━━ ROWS

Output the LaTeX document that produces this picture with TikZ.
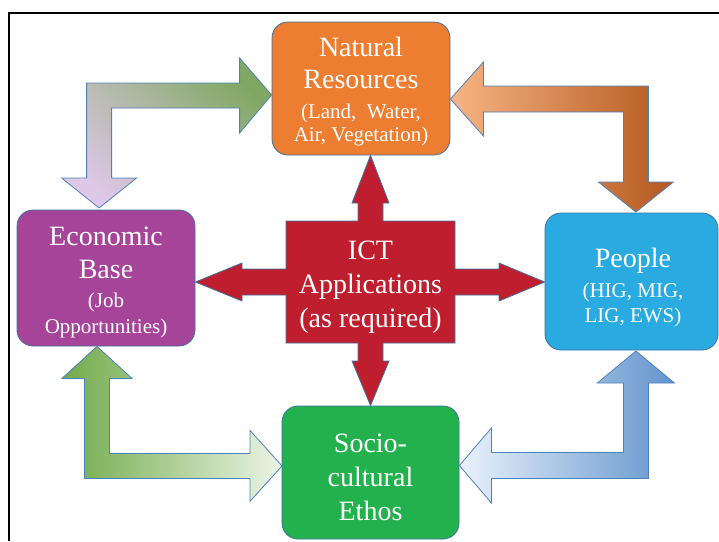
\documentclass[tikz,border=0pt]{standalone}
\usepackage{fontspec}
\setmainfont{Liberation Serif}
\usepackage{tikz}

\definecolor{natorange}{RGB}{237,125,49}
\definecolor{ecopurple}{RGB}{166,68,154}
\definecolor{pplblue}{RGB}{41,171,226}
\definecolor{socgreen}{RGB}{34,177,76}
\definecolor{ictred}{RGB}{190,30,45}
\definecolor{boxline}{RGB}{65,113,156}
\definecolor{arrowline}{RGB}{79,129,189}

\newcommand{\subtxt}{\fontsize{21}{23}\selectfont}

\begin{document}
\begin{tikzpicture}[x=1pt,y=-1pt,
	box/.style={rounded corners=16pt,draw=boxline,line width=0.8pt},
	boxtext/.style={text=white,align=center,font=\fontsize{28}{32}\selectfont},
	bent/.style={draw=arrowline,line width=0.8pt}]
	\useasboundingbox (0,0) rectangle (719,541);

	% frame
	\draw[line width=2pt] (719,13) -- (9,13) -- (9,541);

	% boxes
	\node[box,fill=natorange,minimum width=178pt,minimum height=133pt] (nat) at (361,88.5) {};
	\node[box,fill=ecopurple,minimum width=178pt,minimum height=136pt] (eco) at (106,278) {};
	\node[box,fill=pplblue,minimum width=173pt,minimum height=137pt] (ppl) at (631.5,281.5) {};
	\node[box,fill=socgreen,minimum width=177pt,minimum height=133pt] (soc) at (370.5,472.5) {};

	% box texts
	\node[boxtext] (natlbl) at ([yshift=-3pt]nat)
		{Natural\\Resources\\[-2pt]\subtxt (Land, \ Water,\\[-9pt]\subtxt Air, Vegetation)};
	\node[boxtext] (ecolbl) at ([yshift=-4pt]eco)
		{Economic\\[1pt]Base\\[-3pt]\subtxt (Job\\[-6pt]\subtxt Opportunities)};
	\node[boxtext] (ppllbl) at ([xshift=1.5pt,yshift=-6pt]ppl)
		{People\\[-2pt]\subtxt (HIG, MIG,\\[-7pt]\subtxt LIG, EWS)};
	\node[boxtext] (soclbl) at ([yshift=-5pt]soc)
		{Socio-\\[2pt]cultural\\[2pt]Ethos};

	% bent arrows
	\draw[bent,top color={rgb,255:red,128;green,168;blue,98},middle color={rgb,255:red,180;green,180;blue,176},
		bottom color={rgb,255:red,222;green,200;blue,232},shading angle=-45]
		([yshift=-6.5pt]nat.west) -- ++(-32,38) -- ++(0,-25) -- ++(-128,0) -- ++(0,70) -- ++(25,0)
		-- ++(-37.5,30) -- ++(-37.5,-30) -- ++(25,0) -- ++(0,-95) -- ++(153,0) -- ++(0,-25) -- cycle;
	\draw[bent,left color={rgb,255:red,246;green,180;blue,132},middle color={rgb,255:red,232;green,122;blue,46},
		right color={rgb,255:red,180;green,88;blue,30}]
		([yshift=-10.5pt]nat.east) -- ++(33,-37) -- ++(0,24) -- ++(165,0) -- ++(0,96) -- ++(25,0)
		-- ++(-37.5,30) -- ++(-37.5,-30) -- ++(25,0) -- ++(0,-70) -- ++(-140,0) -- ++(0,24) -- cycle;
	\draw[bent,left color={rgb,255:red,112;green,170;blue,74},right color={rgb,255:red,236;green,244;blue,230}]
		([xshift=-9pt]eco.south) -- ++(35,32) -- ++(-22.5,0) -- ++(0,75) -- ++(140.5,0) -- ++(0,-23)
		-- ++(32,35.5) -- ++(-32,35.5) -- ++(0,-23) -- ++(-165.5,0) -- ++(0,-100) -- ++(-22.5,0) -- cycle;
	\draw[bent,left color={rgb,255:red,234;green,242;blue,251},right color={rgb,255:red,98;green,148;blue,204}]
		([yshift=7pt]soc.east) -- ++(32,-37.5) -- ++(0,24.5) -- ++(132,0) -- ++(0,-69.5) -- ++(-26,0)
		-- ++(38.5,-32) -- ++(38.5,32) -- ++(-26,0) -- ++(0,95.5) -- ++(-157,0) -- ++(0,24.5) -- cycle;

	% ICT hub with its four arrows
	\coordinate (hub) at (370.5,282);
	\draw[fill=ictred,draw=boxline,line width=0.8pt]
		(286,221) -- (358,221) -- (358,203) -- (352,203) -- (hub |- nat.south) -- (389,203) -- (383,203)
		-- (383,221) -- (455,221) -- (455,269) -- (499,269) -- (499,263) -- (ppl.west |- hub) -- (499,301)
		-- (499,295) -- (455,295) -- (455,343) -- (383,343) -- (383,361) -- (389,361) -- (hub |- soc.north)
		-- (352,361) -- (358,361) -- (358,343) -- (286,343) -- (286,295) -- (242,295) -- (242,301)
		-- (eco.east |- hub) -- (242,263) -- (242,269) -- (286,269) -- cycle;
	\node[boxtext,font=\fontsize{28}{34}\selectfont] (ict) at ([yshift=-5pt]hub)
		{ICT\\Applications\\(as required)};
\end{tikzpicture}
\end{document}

━━━━
━━ ROWS

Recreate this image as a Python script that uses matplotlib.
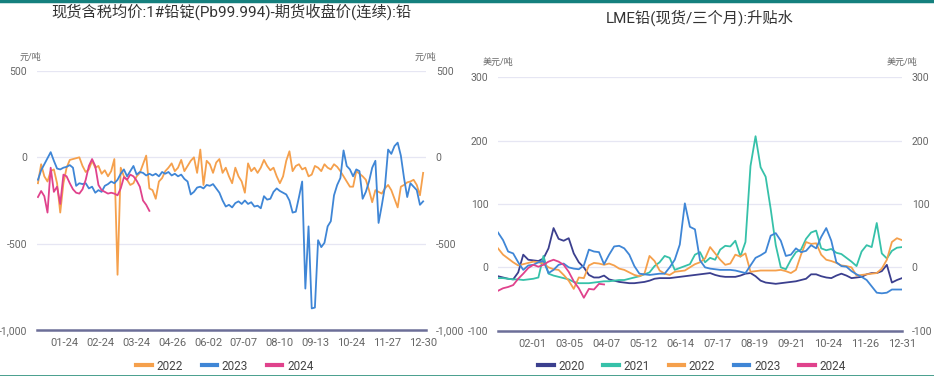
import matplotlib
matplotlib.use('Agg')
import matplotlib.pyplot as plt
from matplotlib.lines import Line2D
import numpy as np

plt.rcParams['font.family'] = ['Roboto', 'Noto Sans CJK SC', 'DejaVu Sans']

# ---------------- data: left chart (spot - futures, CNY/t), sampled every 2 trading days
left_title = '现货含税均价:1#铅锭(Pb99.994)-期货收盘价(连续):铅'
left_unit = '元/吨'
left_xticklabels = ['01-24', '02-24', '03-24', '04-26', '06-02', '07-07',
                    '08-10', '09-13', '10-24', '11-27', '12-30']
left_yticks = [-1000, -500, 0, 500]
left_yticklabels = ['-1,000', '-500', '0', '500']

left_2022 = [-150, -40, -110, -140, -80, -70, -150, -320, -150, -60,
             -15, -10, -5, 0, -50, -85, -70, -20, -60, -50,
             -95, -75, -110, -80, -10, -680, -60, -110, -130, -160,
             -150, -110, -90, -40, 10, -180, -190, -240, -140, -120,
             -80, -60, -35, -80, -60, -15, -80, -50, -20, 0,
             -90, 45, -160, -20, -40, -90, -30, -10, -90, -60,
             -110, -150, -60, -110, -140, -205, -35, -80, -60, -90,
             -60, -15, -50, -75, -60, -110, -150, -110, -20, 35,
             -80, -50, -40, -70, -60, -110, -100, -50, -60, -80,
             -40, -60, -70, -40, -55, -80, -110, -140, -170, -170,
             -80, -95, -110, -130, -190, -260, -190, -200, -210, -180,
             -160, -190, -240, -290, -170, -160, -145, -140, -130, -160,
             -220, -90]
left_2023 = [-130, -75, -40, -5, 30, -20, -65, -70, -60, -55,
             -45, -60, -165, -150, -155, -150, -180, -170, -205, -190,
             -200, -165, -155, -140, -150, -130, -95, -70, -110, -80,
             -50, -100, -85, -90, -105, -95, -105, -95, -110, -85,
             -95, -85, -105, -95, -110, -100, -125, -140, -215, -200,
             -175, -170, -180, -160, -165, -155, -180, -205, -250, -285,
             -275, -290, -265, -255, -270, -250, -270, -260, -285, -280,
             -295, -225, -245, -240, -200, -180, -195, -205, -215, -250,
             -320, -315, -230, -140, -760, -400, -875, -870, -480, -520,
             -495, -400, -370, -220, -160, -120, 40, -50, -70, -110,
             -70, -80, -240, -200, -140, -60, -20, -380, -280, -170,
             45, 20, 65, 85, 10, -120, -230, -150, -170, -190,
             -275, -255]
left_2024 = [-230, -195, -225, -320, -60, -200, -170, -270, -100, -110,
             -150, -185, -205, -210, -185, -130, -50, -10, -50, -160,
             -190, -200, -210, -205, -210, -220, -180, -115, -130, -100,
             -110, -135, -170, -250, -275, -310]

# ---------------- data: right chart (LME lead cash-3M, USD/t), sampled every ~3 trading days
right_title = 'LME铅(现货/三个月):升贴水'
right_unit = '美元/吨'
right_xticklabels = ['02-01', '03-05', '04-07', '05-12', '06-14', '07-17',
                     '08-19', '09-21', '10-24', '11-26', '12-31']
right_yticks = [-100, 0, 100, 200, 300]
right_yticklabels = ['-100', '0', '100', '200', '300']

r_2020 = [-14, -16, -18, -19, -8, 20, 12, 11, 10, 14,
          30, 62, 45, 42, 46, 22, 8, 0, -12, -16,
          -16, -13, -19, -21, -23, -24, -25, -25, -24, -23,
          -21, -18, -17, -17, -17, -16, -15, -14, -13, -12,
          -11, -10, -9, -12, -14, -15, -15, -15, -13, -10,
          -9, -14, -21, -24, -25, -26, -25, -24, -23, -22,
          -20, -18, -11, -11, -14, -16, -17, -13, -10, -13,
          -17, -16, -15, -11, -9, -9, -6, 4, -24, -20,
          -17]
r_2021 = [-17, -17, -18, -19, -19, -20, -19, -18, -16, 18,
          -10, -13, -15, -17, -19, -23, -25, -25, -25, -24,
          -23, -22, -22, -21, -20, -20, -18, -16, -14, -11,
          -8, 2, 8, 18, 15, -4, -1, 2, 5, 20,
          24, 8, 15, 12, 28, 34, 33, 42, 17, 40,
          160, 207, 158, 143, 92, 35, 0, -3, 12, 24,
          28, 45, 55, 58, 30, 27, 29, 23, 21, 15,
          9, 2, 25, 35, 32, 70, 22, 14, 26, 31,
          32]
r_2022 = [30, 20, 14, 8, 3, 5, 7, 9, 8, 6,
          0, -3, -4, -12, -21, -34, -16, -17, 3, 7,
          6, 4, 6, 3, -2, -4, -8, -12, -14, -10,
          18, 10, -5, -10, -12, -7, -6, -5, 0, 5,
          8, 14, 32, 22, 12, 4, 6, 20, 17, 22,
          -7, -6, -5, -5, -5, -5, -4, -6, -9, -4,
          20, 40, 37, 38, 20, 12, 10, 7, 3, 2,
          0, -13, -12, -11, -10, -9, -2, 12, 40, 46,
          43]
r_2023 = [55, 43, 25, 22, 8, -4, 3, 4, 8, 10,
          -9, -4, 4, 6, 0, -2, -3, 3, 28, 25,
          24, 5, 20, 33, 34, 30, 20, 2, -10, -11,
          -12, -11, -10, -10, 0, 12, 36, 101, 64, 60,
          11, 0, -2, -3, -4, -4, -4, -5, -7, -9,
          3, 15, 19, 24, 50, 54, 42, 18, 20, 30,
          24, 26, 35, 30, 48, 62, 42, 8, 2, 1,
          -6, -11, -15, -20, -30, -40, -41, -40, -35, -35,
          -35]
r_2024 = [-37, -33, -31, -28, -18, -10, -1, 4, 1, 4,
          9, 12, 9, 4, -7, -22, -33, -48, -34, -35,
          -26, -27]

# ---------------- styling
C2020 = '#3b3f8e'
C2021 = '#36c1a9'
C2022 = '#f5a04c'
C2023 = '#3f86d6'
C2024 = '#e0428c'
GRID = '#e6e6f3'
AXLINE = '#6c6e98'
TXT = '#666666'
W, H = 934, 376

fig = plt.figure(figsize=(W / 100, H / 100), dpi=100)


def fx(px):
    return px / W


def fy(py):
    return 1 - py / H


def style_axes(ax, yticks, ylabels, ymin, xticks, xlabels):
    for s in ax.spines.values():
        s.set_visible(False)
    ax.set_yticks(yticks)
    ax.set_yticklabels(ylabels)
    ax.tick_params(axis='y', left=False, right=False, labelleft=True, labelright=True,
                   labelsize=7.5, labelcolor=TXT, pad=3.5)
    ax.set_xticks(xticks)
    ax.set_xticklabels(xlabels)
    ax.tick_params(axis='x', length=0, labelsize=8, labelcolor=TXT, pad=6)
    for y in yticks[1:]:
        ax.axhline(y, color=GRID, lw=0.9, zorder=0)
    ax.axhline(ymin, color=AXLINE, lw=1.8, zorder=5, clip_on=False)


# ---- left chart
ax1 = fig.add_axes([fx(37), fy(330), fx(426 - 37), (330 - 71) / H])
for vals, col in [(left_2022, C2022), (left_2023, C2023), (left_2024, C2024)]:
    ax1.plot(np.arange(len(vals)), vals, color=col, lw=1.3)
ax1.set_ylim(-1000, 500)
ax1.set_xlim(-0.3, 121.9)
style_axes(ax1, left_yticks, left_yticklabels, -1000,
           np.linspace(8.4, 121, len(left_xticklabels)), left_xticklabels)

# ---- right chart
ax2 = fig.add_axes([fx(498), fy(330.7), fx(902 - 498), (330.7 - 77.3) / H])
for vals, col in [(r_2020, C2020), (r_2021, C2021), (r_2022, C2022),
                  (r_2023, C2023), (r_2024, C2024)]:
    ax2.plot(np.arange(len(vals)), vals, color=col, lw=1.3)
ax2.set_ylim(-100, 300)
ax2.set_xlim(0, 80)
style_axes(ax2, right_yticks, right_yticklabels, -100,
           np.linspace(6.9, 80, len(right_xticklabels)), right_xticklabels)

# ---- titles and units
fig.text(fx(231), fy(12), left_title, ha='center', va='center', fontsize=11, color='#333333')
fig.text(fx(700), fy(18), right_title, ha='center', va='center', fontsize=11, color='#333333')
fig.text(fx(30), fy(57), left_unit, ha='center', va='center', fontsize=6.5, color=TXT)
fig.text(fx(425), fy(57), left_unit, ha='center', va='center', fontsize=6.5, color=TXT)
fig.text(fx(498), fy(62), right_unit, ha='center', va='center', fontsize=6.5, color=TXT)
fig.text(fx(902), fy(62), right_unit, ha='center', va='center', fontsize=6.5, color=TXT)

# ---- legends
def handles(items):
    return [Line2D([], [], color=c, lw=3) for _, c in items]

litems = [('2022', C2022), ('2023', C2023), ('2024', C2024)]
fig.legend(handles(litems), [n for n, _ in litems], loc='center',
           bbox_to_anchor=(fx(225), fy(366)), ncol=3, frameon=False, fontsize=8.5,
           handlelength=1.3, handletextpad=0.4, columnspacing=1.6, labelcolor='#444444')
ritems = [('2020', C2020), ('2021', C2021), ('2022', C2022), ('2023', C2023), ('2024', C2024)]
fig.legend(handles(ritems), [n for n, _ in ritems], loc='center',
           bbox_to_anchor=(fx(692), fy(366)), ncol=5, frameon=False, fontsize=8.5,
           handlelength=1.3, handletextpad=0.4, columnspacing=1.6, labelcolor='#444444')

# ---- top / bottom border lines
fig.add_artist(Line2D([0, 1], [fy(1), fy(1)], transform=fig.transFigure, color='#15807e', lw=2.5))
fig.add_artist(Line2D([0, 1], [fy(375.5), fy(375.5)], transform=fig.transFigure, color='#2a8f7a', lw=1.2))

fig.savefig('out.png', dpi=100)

━━━━
━━ ROWS

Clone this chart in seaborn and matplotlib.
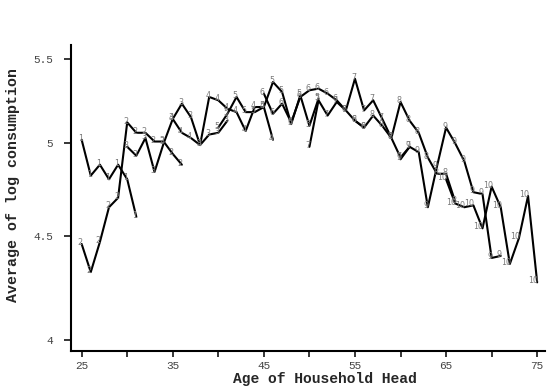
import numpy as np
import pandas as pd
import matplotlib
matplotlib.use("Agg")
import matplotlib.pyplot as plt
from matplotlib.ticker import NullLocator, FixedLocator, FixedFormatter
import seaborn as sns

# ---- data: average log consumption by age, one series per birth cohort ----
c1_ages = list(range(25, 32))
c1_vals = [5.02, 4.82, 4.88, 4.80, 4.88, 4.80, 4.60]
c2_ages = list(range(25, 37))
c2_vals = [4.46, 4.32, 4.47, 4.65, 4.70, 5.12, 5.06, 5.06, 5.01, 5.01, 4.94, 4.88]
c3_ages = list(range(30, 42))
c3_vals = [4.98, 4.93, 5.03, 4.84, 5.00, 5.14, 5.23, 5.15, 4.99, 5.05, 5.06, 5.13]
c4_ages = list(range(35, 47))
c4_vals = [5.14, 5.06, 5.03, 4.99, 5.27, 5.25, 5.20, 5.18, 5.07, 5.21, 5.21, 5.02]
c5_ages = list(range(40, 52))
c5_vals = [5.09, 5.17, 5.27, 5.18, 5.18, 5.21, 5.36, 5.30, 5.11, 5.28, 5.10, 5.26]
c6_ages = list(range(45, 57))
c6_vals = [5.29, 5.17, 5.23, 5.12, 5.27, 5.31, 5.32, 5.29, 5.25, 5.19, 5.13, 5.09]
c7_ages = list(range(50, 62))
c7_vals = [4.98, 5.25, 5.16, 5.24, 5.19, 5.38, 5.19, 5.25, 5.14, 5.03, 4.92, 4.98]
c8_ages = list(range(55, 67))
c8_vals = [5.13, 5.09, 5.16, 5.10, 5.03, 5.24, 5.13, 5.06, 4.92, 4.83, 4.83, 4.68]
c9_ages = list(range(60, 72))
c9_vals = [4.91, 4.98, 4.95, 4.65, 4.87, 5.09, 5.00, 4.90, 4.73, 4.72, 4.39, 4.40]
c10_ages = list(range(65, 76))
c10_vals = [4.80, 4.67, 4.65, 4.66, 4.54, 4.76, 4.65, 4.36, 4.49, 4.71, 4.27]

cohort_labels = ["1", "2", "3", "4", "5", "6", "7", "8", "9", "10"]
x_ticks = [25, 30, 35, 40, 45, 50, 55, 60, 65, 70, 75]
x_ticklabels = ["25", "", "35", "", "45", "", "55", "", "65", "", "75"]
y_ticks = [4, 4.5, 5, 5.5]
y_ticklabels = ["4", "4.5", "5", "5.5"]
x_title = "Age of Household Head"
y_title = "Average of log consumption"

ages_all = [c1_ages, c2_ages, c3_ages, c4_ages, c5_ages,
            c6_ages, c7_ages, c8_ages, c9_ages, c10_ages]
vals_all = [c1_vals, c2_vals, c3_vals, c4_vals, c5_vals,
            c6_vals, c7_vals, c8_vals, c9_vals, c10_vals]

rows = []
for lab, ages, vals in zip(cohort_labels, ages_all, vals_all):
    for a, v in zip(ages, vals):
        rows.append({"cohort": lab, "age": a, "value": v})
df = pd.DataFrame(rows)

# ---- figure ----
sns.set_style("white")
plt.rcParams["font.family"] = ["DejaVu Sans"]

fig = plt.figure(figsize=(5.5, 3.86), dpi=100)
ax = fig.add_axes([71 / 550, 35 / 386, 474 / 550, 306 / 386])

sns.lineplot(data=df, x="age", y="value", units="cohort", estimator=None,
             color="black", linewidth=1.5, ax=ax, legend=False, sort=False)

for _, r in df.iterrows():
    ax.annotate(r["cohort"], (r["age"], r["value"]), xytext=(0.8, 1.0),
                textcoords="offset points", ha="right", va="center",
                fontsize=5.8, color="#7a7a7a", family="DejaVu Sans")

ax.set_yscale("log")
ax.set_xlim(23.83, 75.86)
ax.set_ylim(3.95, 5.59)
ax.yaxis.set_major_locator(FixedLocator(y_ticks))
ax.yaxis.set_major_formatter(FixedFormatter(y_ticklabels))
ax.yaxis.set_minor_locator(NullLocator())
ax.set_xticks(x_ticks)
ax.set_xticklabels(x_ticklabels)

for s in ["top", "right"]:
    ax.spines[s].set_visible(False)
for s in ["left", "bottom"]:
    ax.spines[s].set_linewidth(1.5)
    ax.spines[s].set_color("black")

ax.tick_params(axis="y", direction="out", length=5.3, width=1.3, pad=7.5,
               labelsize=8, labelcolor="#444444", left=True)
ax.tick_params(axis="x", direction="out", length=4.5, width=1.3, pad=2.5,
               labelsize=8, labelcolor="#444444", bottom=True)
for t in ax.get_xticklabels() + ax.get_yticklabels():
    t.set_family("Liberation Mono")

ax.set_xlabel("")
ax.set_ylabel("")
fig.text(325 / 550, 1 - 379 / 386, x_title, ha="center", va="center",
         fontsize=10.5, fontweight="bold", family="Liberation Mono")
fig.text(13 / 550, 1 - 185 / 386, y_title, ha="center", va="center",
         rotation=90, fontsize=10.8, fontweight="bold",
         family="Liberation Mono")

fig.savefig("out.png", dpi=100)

━━━━

Skip all pictures. Output only the lines from the one containing "Clone this chart in seaborn and matplotlib." to the one containing "c6_vals, c7_vals, c8_vals, c9_vals, c10_vals]", both lines included.

Clone this chart in seaborn and matplotlib.
import numpy as np
import pandas as pd
import matplotlib
matplotlib.use("Agg")
import matplotlib.pyplot as plt
from matplotlib.ticker import NullLocator, FixedLocator, FixedFormatter
import seaborn as sns

# ---- data: average log consumption by age, one series per birth cohort ----
c1_ages = list(range(25, 32))
c1_vals = [5.02, 4.82, 4.88, 4.80, 4.88, 4.80, 4.60]
c2_ages = list(range(25, 37))
c2_vals = [4.46, 4.32, 4.47, 4.65, 4.70, 5.12, 5.06, 5.06, 5.01, 5.01, 4.94, 4.88]
c3_ages = list(range(30, 42))
c3_vals = [4.98, 4.93, 5.03, 4.84, 5.00, 5.14, 5.23, 5.15, 4.99, 5.05, 5.06, 5.13]
c4_ages = list(range(35, 47))
c4_vals = [5.14, 5.06, 5.03, 4.99, 5.27, 5.25, 5.20, 5.18, 5.07, 5.21, 5.21, 5.02]
c5_ages = list(range(40, 52))
c5_vals = [5.09, 5.17, 5.27, 5.18, 5.18, 5.21, 5.36, 5.30, 5.11, 5.28, 5.10, 5.26]
c6_ages = list(range(45, 57))
c6_vals = [5.29, 5.17, 5.23, 5.12, 5.27, 5.31, 5.32, 5.29, 5.25, 5.19, 5.13, 5.09]
c7_ages = list(range(50, 62))
c7_vals = [4.98, 5.25, 5.16, 5.24, 5.19, 5.38, 5.19, 5.25, 5.14, 5.03, 4.92, 4.98]
c8_ages = list(range(55, 67))
c8_vals = [5.13, 5.09, 5.16, 5.10, 5.03, 5.24, 5.13, 5.06, 4.92, 4.83, 4.83, 4.68]
c9_ages = list(range(60, 72))
c9_vals = [4.91, 4.98, 4.95, 4.65, 4.87, 5.09, 5.00, 4.90, 4.73, 4.72, 4.39, 4.40]
c10_ages = list(range(65, 76))
c10_vals = [4.80, 4.67, 4.65, 4.66, 4.54, 4.76, 4.65, 4.36, 4.49, 4.71, 4.27]

cohort_labels = ["1", "2", "3", "4", "5", "6", "7", "8", "9", "10"]
x_ticks = [25, 30, 35, 40, 45, 50, 55, 60, 65, 70, 75]
x_ticklabels = ["25", "", "35", "", "45", "", "55", "", "65", "", "75"]
y_ticks = [4, 4.5, 5, 5.5]
y_ticklabels = ["4", "4.5", "5", "5.5"]
x_title = "Age of Household Head"
y_title = "Average of log consumption"

ages_all = [c1_ages, c2_ages, c3_ages, c4_ages, c5_ages,
            c6_ages, c7_ages, c8_ages, c9_ages, c10_ages]
vals_all = [c1_vals, c2_vals, c3_vals, c4_vals, c5_vals,
            c6_vals, c7_vals, c8_vals, c9_vals, c10_vals]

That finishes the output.